Se as demais sessões noturnas da 43ª edição do Festival de Cinema de Gramado forem do mesmo nível da noite de abertura, teremos um evento de qualidade incomparável. Que Horas ela Volta?, de Anna Muylaert, exibido fora de competição, e En La Estancia, de Carlos Armella, primeiro longa latino a concorrer ao Kikito deste ano, são dois longas interessantíssimos, bastante distintos entre si, ainda que apresentem uma curiosa ligação: a espera pela chegada de alguém que, parece, nunca voltará. No caso do primeiro, uma mãe distante. No segundo, um homem solitário e perdido.
Uma lástima que o público não tenha lotado a sala do Palácio dos Festivais neste primeiro dia. Além destes dois belos longas-metragens, quem ficou de fora da abertura perdeu um sensível curta-metragem assinado por Leandro Tadashi, intitulado Bá (termo que, traduzido do japonês para o português, significa “avó”). Este belo curta mostra como a vida do garotinho Bruno muda quando sua bá muda-se para sua casa. Primeiramente incomodado pela invasão, o menino vai se encantando pela tranquilidade e sabedoria daquela senhora, enquanto observa seus pais e a irmã mais velha reagirem de formas diversas à presença da avó. Com elenco bem escalado e uma progressão narrativa sensível e muito próxima da realidade, Bá iniciou os trabalhos do Festival de forma encantadora.
Um dos longas-metragens mais esperados em Gramado nesta edição era, sem sombra de dúvidas, Que Horas ela Volta?, de Anna Muylaert. Depois de ter ganhado prêmios nos concorridos e prestigiosos festivais de Sundance e Berlim, o filme estrelado por Regina Casé tinha tudo para ser um dos principais postulantes aos kikitos deste ano. No entanto, há poucos dias do início do Festival, em uma decisão surpreendente, a produção foi retirada de competição. Uma pré-estreia marcada para São Paulo durante os dias do evento na serra gaúcha teria sido o motivo.
Ao assistirmos a Que Horas ela Volta? é impossível não se perguntar porque Regina Casé insiste em ficar tanto tempo longe das telonas. É verdade que recentemente ela esteve no esquecível Made in China (2014). Mas antes disso, só em 2000, no excepcional Eu Tu Eles ela havia dado as caras em uma produção cinematográfica de calibre. Neste novo longa de Anna Muylaert, Casé encabeça um elenco muito afiado, vivendo uma figura que fica no centro de duas forças antagônicas que se chocam durante todo o filme: sua patroa esnobe Bárbara (Karine Teles) e sua filha ultrajantemente confiante Jéssica (Camila Márdila). Além de ser um interessante retrato do abismo de classes, mostrando um universo não muito diferente do regime escravagista (temos praticamente a casa grande e a senzala naquela casa chique), Que Horas ela Volta? também investe na emoção, construindo personagens críveis, profundos e cheios de desejo – seja ascender socialmente, seja sair de um casamento de aparências, seja perder a virgindade ou reatar laços há tempos perdidos. Um filme ímpar, que merece todos os louros que vem colhendo.

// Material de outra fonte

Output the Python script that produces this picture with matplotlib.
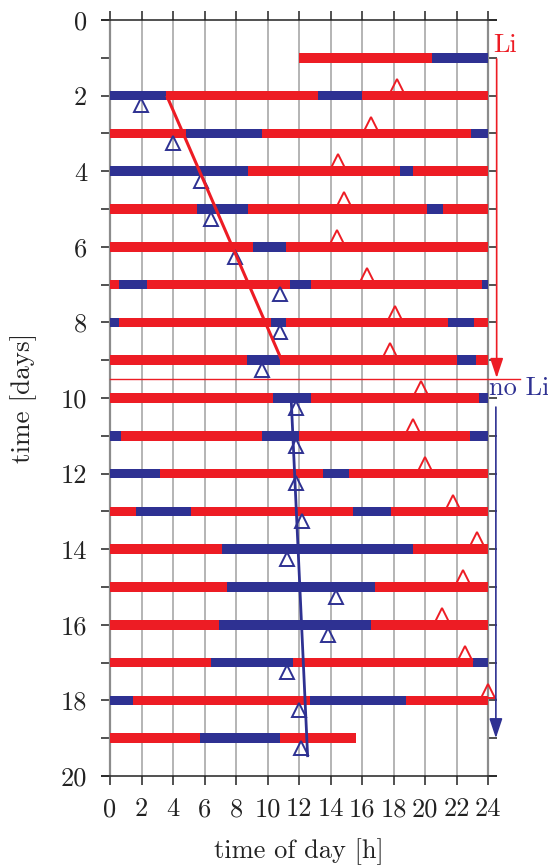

Com o (esperado) atraso da abertura do Festival, as duas sessões posteriores acabaram pagando um preço alto, tendo iniciado perto das 23h. O curta-metragem mineiro Como São Cruéis os Pássaros da Alvorada, de João Toledo, foi exibido fora de competição por ter tido uma sessão em Porto Alegre – e o regulamento de Gramado estipula que os curtas precisam ser inéditos no Rio Grande do Sul. Estilizado, mostrando um rapaz angustiado e perdido, o curta acabou não causando a impressão que poderia.
Abrindo a competição dos longas-metragens latinos, En La Estancia é o típico filme que incomoda durante sua exibição, crescendo cada vez que o espectador para e pensa no que acabou de assistir. O diretor Carlos Armella divide seu longa em três atos: o primeiro com aparência documental, o segundo um tanto poético e o terceiro, um suspense que vai se desvelando de forma surpreendente. O que mais chama a atenção neste longa é como ele inverte as expectativas do espectador a cada novo segmento. Com exceção do artifício do revólver, que era bastante previsível, é impossível saber o que vai acontecer naquela história. O elenco é assustadoramente convincente, com destaque para Gilberto Barraza, que vive dois momentos distintos de seu personagem. No primeiro, com uma atuação bastante naturalista – não é difícil acreditar que aquele sujeito passa seus dias sozinho ao lado do pai em um lugar ermo e abandonado; no segundo, mostrando uma faceta assustadora. Com sessão encerrando perto da 1h da manhã e com narrativa lenta, En La Estancia pode ter sido prejudicado pela exibição tardia. Quem passou por cima disso e entendeu o incômodo da trama como um recurso narrativo saiu satisfeito deste primeiro dia do Festival de Gramado.